** begin DATA SEGMENT **
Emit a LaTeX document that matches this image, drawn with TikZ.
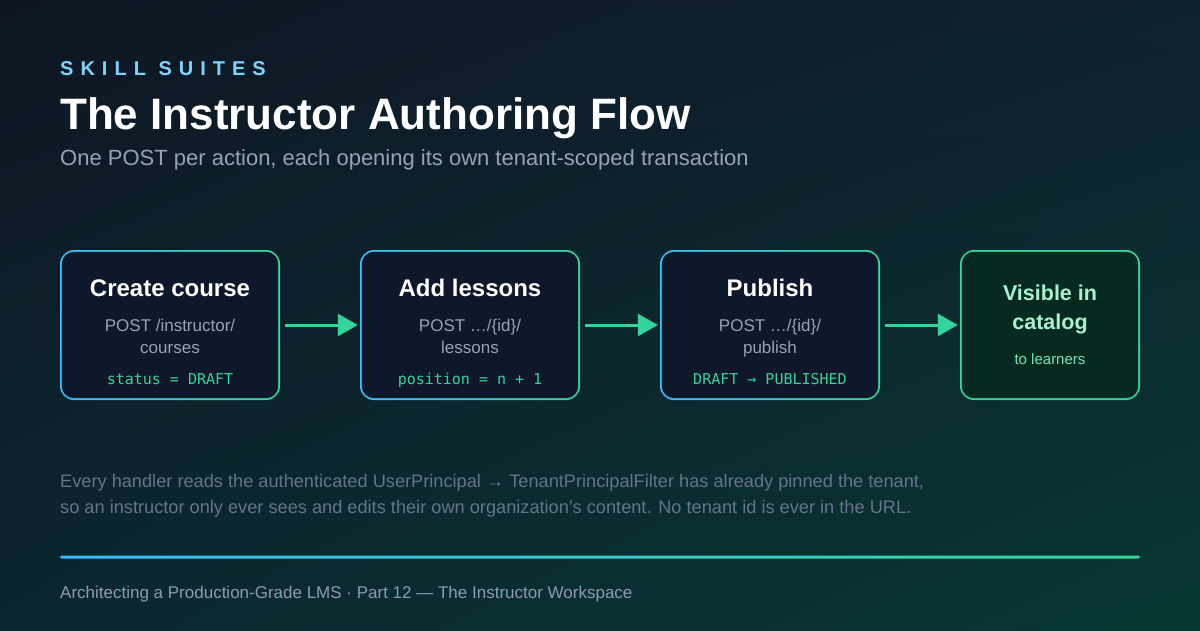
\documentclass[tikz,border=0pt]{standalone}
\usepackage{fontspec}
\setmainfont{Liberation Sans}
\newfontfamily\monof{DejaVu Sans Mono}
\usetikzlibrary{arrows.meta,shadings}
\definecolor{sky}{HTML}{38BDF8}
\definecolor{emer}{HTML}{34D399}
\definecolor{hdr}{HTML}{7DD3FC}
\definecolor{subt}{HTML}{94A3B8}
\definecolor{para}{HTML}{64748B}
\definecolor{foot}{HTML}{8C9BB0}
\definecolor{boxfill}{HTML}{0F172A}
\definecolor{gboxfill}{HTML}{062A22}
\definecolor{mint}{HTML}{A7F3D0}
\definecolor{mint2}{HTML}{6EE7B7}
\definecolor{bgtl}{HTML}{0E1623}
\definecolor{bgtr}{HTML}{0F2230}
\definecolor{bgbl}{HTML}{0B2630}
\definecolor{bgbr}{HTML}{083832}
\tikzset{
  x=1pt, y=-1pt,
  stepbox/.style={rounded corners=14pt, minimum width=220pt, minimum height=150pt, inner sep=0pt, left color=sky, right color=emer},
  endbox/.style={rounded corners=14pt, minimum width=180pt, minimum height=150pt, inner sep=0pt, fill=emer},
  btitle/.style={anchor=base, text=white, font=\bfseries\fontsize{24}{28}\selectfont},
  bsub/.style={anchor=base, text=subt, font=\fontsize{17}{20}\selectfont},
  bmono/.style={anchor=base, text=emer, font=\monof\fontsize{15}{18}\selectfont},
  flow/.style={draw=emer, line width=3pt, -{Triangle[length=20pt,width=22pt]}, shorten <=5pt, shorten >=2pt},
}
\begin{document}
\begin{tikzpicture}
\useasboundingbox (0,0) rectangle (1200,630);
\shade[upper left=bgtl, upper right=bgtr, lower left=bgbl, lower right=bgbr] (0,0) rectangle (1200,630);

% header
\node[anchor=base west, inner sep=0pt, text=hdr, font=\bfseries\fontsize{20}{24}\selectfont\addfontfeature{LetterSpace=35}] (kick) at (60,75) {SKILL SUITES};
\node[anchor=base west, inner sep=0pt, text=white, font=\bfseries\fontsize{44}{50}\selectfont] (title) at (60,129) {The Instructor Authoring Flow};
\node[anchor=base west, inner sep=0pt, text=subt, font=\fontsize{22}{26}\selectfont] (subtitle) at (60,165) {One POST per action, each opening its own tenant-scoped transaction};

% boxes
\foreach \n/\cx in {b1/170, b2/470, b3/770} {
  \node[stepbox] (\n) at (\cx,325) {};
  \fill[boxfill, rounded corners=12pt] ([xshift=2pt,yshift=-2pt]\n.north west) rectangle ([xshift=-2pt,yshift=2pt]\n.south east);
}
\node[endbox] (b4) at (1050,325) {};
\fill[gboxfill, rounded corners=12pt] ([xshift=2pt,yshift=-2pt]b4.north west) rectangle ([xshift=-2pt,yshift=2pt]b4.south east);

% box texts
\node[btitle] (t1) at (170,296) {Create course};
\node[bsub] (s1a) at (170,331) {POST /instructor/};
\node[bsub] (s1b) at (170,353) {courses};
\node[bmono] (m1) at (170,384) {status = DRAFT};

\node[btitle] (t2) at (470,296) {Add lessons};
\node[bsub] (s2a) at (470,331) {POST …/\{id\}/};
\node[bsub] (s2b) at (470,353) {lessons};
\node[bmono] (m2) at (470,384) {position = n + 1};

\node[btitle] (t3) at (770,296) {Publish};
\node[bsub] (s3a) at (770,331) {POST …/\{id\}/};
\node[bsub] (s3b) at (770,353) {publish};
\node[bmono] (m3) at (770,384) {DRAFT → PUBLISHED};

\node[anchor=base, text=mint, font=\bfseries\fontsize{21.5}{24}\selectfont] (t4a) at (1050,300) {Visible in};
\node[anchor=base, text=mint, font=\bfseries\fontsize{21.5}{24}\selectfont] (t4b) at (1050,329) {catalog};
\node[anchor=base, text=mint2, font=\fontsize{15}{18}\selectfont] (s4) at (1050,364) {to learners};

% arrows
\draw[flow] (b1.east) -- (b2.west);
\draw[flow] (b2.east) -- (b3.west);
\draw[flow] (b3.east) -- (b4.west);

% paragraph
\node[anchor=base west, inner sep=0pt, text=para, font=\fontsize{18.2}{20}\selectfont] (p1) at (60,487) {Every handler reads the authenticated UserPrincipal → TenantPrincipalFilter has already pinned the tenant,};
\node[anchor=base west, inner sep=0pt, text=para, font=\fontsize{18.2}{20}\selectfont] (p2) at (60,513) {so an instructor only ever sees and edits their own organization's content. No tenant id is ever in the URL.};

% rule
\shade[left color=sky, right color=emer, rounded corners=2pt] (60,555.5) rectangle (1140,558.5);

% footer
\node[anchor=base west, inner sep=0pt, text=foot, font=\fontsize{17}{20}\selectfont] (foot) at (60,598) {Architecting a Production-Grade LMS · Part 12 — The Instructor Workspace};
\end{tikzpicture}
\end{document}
** end DATA SEGMENT **
Print the listing above in full, exactly as written. Omit any pictures.

Emit a LaTeX document that matches this image, drawn with TikZ.
\documentclass[tikz,border=0pt]{standalone}
\usepackage{fontspec}
\setmainfont{Liberation Sans}
\newfontfamily\monof{DejaVu Sans Mono}
\usetikzlibrary{arrows.meta,shadings}
\definecolor{sky}{HTML}{38BDF8}
\definecolor{emer}{HTML}{34D399}
\definecolor{hdr}{HTML}{7DD3FC}
\definecolor{subt}{HTML}{94A3B8}
\definecolor{para}{HTML}{64748B}
\definecolor{foot}{HTML}{8C9BB0}
\definecolor{boxfill}{HTML}{0F172A}
\definecolor{gboxfill}{HTML}{062A22}
\definecolor{mint}{HTML}{A7F3D0}
\definecolor{mint2}{HTML}{6EE7B7}
\definecolor{bgtl}{HTML}{0E1623}
\definecolor{bgtr}{HTML}{0F2230}
\definecolor{bgbl}{HTML}{0B2630}
\definecolor{bgbr}{HTML}{083832}
\tikzset{
  x=1pt, y=-1pt,
  stepbox/.style={rounded corners=14pt, minimum width=220pt, minimum height=150pt, inner sep=0pt, left color=sky, right color=emer},
  endbox/.style={rounded corners=14pt, minimum width=180pt, minimum height=150pt, inner sep=0pt, fill=emer},
  btitle/.style={anchor=base, text=white, font=\bfseries\fontsize{24}{28}\selectfont},
  bsub/.style={anchor=base, text=subt, font=\fontsize{17}{20}\selectfont},
  bmono/.style={anchor=base, text=emer, font=\monof\fontsize{15}{18}\selectfont},
  flow/.style={draw=emer, line width=3pt, -{Triangle[length=20pt,width=22pt]}, shorten <=5pt, shorten >=2pt},
}
\begin{document}
\begin{tikzpicture}
\useasboundingbox (0,0) rectangle (1200,630);
\shade[upper left=bgtl, upper right=bgtr, lower left=bgbl, lower right=bgbr] (0,0) rectangle (1200,630);

% header
\node[anchor=base west, inner sep=0pt, text=hdr, font=\bfseries\fontsize{20}{24}\selectfont\addfontfeature{LetterSpace=35}] (kick) at (60,75) {SKILL SUITES};
\node[anchor=base west, inner sep=0pt, text=white, font=\bfseries\fontsize{44}{50}\selectfont] (title) at (60,129) {The Instructor Authoring Flow};
\node[anchor=base west, inner sep=0pt, text=subt, font=\fontsize{22}{26}\selectfont] (subtitle) at (60,165) {One POST per action, each opening its own tenant-scoped transaction};

% boxes
\foreach \n/\cx in {b1/170, b2/470, b3/770} {
  \node[stepbox] (\n) at (\cx,325) {};
  \fill[boxfill, rounded corners=12pt] ([xshift=2pt,yshift=-2pt]\n.north west) rectangle ([xshift=-2pt,yshift=2pt]\n.south east);
}
\node[endbox] (b4) at (1050,325) {};
\fill[gboxfill, rounded corners=12pt] ([xshift=2pt,yshift=-2pt]b4.north west) rectangle ([xshift=-2pt,yshift=2pt]b4.south east);

% box texts
\node[btitle] (t1) at (170,296) {Create course};
\node[bsub] (s1a) at (170,331) {POST /instructor/};
\node[bsub] (s1b) at (170,353) {courses};
\node[bmono] (m1) at (170,384) {status = DRAFT};

\node[btitle] (t2) at (470,296) {Add lessons};
\node[bsub] (s2a) at (470,331) {POST …/\{id\}/};
\node[bsub] (s2b) at (470,353) {lessons};
\node[bmono] (m2) at (470,384) {position = n + 1};

\node[btitle] (t3) at (770,296) {Publish};
\node[bsub] (s3a) at (770,331) {POST …/\{id\}/};
\node[bsub] (s3b) at (770,353) {publish};
\node[bmono] (m3) at (770,384) {DRAFT → PUBLISHED};

\node[anchor=base, text=mint, font=\bfseries\fontsize{21.5}{24}\selectfont] (t4a) at (1050,300) {Visible in};
\node[anchor=base, text=mint, font=\bfseries\fontsize{21.5}{24}\selectfont] (t4b) at (1050,329) {catalog};
\node[anchor=base, text=mint2, font=\fontsize{15}{18}\selectfont] (s4) at (1050,364) {to learners};

% arrows
\draw[flow] (b1.east) -- (b2.west);
\draw[flow] (b2.east) -- (b3.west);
\draw[flow] (b3.east) -- (b4.west);

% paragraph
\node[anchor=base west, inner sep=0pt, text=para, font=\fontsize{18.2}{20}\selectfont] (p1) at (60,487) {Every handler reads the authenticated UserPrincipal → TenantPrincipalFilter has already pinned the tenant,};
\node[anchor=base west, inner sep=0pt, text=para, font=\fontsize{18.2}{20}\selectfont] (p2) at (60,513) {so an instructor only ever sees and edits their own organization's content. No tenant id is ever in the URL.};

% rule
\shade[left color=sky, right color=emer, rounded corners=2pt] (60,555.5) rectangle (1140,558.5);

% footer
\node[anchor=base west, inner sep=0pt, text=foot, font=\fontsize{17}{20}\selectfont] (foot) at (60,598) {Architecting a Production-Grade LMS · Part 12 — The Instructor Workspace};
\end{tikzpicture}
\end{document}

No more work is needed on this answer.